Markets Overview

  • ASX SPI 200 futures up 1.1% to 8,687.00
  • S&P 500 up 0.2% to 6,901.06
  • Dow Average up 1.4% to 48,739.19
  • Aussie down 0.1% to 0.6666 per US$
  • US 10-year yield fell 1.1bps to 4.1371%
  • Australia 3-year bond yield fell 9 bps to 4.11%
  • Australia 10-year bond yield fell 8.9 bps to 4.72%
  • Gold spot up 1.0% to $4,272.42
  • Brent futures down 1.2% to $61.47/bbl

Economic Events

Buyers emerged for US stocks after concerns on Oracle Corp.’s plans for vast capital outlays on artificial-intelligence infrastructure drove a broad retreat from risky assets.

The S&P 500 clawed back losses to climb 0.2%, a closing record and back near October’s intraday peak. Blue-chip and small-cap gauges, long laggards in the tech-led equity bull run, climbed to all-time highs. The Nasdaq 100 pared a 1.6% drop, though sentiment for tech stocks remained sour after a disappointing earnings report for Oracle, a bellwether of the AI investment boom. Traders will get another read on the strength of the AI trade when Broadcom Inc. reports after the close.

Caution toward AI heavyweights persisted, with Nvidia Corp. fallin 1.5% amid Magnificent Seven losses. Bitcoin pared a drop after dipping below $90,000. The dollar ticked lower.

Broadcom’s stock has more than doubled from its April low, and Bloomberg Intelligence expects results that are in line with, or slightly above, estimates as hyperscaler customers continue to ramp up spending.

Oracle’s results pushed worries about tech valuations and whether heavy spending on AI infrastructure will pay off back into focus, reviving concerns that fueled weeks of volatility in November. While the sector has powered the S&P 500’s stunning rally this year, spending fears have prompted some investors to rotate into other areas as the US economic outlook remains robust.

“Markets have grown far more wary of AI-related spending, which is a sharp contrast with mid-2025 when anything hinting at higher capex sparked excitement,” said Susana Cruz, a strategist at Panmure Liberum. “Oracle has been the weakest link in all this, largely because it’s funding a big chunk of its investment with debt.”

Oracle’s earnings landed after the S&P 500 closed just shy of a record on Wednesday, lifted by a Federal Reserve interest-rate cut and Chair Jerome Powell’s sanguine economic outlook.

Investors had taken comfort in Fed policymakers leaving the door open to more easing next year, even though the quarter-point cut drew three dissents. Traders stuck to bets on two cuts in 2026, even as the Fed’s new projections signaled only one such move.

“The effect of Oracle has been greater than the Fed.

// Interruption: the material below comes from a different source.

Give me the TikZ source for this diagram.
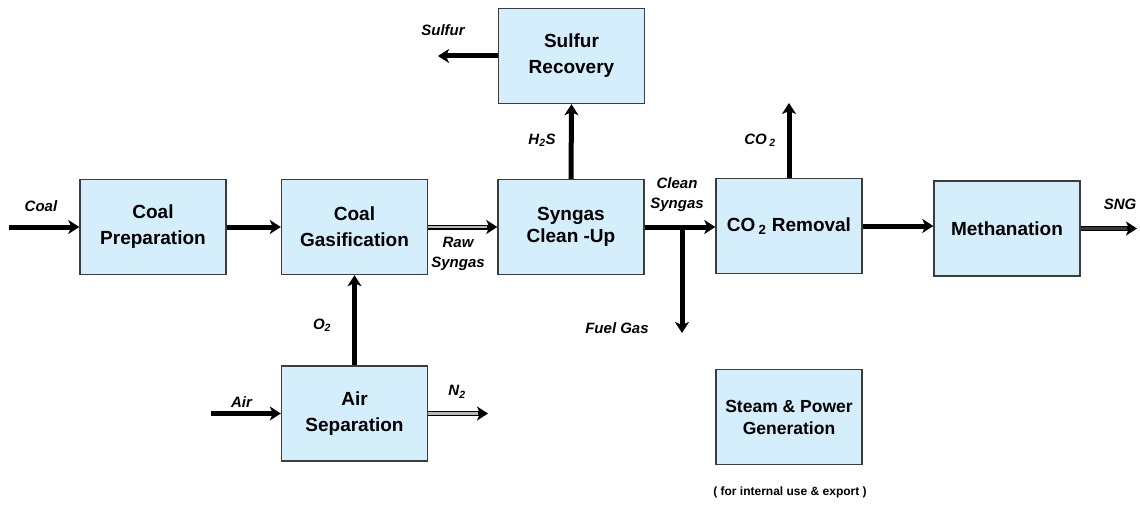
\documentclass[tikz,border=0pt]{standalone}
\usepackage{fontspec}
\setmainfont{Liberation Sans}
\usetikzlibrary{arrows.meta}
\definecolor{boxfill}{HTML}{D5EEFC}
\definecolor{boxline}{HTML}{3C3C3C}
\begin{document}
\begin{tikzpicture}[x=1pt,y=-1pt,
  proc/.style={draw=boxline, line width=1.4pt, fill=boxfill, minimum width=146pt, minimum height=95pt, inner sep=0pt, align=center, font=\fontsize{19}{26}\selectfont\bfseries},
  lbl/.style={font=\fontsize{15}{20}\selectfont\bfseries\itshape, align=center, inner sep=0pt},
  flow/.style={line width=5pt, -{Stealth[length=11pt,width=14pt,inset=3pt]}},
  hollowcore/.style={line width=2.6pt, draw=gray!55, shorten >=10pt},
]
\useasboundingbox (0,0) rectangle (1140,505);

% process boxes
\node[proc] (prep) at (153,227) {Coal\\Preparation};
\node[proc] (gasif) at (354.5,227) {Coal\\Gasification};
\node[proc, font=\fontsize{19}{22}\selectfont\bfseries] (clean) at (571,227) {Syngas\\Clean -Up};
\node[proc] (sulfur) at (571.5,56) {Sulfur\\Recovery};
\node[proc] (co2) at (789,226) {CO\,\textsubscript{2} Removal};
\node[proc] (meth) at (1007,228.5) {Methanation};
\node[proc] (asu) at (354.5,413.5) {Air\\Separation};
\node[proc, font=\fontsize{17.5}{22}\selectfont\bfseries] (steam) at (789,417) {Steam \& Power\\Generation};

% free ends
\coordinate (coalin) at (9,227);
\coordinate (airin) at (211,413.5);
\coordinate (n2out) at (488,413.5);
\coordinate (sulfout) at (438,56);
\coordinate (co2out) at (789,103);
\coordinate (sngout) at (1137,228.5);
\coordinate (br) at (682,225);
\coordinate (fuel) at (682,333);

% connectors
\draw[flow] (coalin) -- (prep.west);
\draw[flow] (prep.east) -- (gasif.west);
\draw[flow] (gasif.east) -- (clean.west);
\draw[hollowcore] (gasif.east) -- (clean.west);
\draw[flow] (clean.east) -- (clean.east -| co2.west);
\draw[flow] (br) -- (fuel);
\draw[flow] (clean.north) -- (sulfur.south);
\draw[flow] (sulfur.west) -- (sulfout);
\draw[flow] (co2.north) -- (co2out);
\draw[flow] (co2.east) -- (co2.east -| meth.west);
\draw[flow] (meth.east) -- (sngout);
\draw[hollowcore, draw=gray!45!black] (meth.east) -- (sngout);
\draw[flow] (asu.north) -- (gasif.south);
\draw[flow] (airin) -- (asu.west);
\draw[flow] (asu.east) -- (n2out);
\draw[hollowcore] (asu.east) -- (n2out);

% labels
\node[lbl] (lcoal) at (41,206) {Coal};
\node[lbl] (lraw) at (458,253.5) {Raw\\Syngas};
\node[lbl] (lclean) at (677,195) {Clean\\Syngas};
\node[lbl] (lsulf) at (443,30) {Sulfur};
\node[lbl] (lh2s) at (542,140) {H\textsubscript{2}S};
\node[lbl] (lco2) at (760,140) {CO\,\textsubscript{2}};
\node[lbl] (lsng) at (1120,204) {SNG};
\node[lbl] (lo2) at (322,325) {O\textsubscript{2}};
\node[lbl] (lfuel) at (617,328) {Fuel Gas};
\node[lbl] (lair) at (241.5,402) {Air};
\node[lbl] (ln2) at (457,392) {N\textsubscript{2}};
\node[font=\fontsize{12}{14}\selectfont\bfseries, inner sep=0pt] (note) at (790,492) {( for internal use \& export )};
\end{tikzpicture}
\end{document}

This already tells us everything as we’ve been witnessing a strong concentration and one theme — AI — leading the market,” said Alberto Tocchio, a portfolio manager at Kairos Partners. “This doesn’t mean that AI is gone or it’s a bubble, but we need to focus on a wider scale.”

US Treasuries rallied after the rate cut was paired with the authorization of fresh bill purchases to rebuild bank reserves. The gains continued after initial jobless claims rose more than expected in the Dec. 6 week, but waned in late afternoon trading as the yield on the 10-year note steadied at 4.15%.

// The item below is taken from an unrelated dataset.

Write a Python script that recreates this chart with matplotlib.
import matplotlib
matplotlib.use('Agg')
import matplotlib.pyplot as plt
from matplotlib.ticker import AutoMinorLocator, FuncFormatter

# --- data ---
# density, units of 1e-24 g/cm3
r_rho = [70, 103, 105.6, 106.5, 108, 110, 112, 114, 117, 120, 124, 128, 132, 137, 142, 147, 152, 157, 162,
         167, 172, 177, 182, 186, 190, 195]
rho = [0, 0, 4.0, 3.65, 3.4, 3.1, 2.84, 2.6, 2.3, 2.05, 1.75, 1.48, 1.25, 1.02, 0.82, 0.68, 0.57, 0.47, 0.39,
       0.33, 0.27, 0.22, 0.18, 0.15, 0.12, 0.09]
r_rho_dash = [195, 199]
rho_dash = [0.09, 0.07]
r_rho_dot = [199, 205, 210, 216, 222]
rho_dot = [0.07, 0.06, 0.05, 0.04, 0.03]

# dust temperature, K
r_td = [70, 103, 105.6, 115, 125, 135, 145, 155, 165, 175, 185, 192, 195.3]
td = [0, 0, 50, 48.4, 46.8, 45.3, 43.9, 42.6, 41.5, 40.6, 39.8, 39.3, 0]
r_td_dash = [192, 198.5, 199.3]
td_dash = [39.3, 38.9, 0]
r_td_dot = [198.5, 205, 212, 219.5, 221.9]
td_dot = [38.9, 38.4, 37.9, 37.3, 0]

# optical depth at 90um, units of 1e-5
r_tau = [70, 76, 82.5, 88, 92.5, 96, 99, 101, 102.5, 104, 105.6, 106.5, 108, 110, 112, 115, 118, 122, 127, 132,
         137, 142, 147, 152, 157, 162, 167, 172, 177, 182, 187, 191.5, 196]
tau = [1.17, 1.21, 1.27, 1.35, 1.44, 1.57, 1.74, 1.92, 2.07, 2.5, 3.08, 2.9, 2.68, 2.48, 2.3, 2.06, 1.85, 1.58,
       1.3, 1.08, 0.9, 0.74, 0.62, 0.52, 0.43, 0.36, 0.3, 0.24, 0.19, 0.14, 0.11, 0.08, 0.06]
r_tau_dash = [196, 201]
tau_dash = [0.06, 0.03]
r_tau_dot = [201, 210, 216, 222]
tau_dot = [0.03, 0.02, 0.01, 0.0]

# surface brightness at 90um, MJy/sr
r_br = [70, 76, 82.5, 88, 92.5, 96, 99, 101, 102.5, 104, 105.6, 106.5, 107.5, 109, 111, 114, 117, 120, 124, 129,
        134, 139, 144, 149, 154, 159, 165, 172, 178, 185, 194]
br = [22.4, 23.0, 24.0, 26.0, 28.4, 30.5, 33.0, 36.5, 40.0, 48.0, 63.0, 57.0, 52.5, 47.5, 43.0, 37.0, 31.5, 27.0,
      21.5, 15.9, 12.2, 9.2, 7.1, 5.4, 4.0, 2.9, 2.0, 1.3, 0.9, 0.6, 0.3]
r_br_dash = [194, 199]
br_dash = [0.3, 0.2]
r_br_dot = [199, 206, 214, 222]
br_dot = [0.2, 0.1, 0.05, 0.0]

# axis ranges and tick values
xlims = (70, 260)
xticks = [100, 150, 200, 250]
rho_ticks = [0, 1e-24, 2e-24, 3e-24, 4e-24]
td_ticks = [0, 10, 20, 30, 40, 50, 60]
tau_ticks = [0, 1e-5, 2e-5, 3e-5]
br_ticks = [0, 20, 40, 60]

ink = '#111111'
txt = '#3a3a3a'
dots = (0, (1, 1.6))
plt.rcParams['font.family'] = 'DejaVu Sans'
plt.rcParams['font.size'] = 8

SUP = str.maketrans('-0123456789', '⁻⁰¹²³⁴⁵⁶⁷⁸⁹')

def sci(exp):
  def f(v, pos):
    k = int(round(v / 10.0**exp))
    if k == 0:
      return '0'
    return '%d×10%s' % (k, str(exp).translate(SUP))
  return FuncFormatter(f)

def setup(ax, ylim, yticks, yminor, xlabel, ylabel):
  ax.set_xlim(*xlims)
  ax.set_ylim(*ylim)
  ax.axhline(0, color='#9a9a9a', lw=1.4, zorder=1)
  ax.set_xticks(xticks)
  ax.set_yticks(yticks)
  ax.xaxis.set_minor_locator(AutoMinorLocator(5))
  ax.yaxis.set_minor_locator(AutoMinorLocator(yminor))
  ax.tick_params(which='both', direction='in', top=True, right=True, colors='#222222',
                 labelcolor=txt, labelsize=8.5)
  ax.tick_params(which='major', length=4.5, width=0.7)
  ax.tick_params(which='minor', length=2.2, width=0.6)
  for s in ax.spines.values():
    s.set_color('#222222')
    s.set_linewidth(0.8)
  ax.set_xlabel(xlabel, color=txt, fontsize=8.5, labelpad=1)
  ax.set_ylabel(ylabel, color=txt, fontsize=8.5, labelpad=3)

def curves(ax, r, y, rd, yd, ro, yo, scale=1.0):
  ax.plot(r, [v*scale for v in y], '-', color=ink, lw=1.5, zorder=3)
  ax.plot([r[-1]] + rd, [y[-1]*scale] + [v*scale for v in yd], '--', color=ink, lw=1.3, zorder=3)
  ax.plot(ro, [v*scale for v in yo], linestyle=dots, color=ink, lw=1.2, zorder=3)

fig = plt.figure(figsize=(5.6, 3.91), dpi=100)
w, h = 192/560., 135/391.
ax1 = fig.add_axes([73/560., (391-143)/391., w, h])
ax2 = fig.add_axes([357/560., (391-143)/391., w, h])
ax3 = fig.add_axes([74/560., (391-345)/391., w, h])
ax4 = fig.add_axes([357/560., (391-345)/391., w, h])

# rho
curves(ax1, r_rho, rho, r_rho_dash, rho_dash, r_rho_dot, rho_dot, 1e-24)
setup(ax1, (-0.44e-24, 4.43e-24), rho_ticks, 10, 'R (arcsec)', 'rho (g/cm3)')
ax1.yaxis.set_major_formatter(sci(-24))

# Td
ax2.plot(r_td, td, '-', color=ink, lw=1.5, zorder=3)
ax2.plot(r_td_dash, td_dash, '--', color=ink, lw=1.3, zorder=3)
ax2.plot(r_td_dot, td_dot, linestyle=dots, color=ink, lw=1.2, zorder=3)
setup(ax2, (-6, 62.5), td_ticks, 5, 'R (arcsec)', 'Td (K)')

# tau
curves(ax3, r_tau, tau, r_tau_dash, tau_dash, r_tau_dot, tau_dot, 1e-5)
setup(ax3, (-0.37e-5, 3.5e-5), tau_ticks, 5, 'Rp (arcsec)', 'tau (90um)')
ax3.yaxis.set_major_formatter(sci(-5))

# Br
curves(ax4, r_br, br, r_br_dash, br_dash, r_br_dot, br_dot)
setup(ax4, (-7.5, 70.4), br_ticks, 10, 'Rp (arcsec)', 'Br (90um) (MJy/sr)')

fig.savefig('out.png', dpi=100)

Powell suggested that the Fed had now acted sufficiently to help stabilize the labor market while leaving rates high enough to continue weighing on price pressures. Officials upgraded their median outlook for growth in 2026, to 2.3% from the 1.8% they projected in September. They also foresaw inflation declining to 2.4% next year, from the 2.6% in the previous projection.

“The Fed’s ‘hawkish-but-bullish’ cut last night reinforces this: stronger 2026 growth, faster disinflation,” said Florian Ielpo, head of macro at Lombard Odier Investment Managers. “Cuts are continuing, but they’re no longer automatic — and that’s usually a constructive backdrop for equities.”

In commodities, oil retreated tracking wider losses in risk assets. Silver extended an all-time high past $63 an ounce.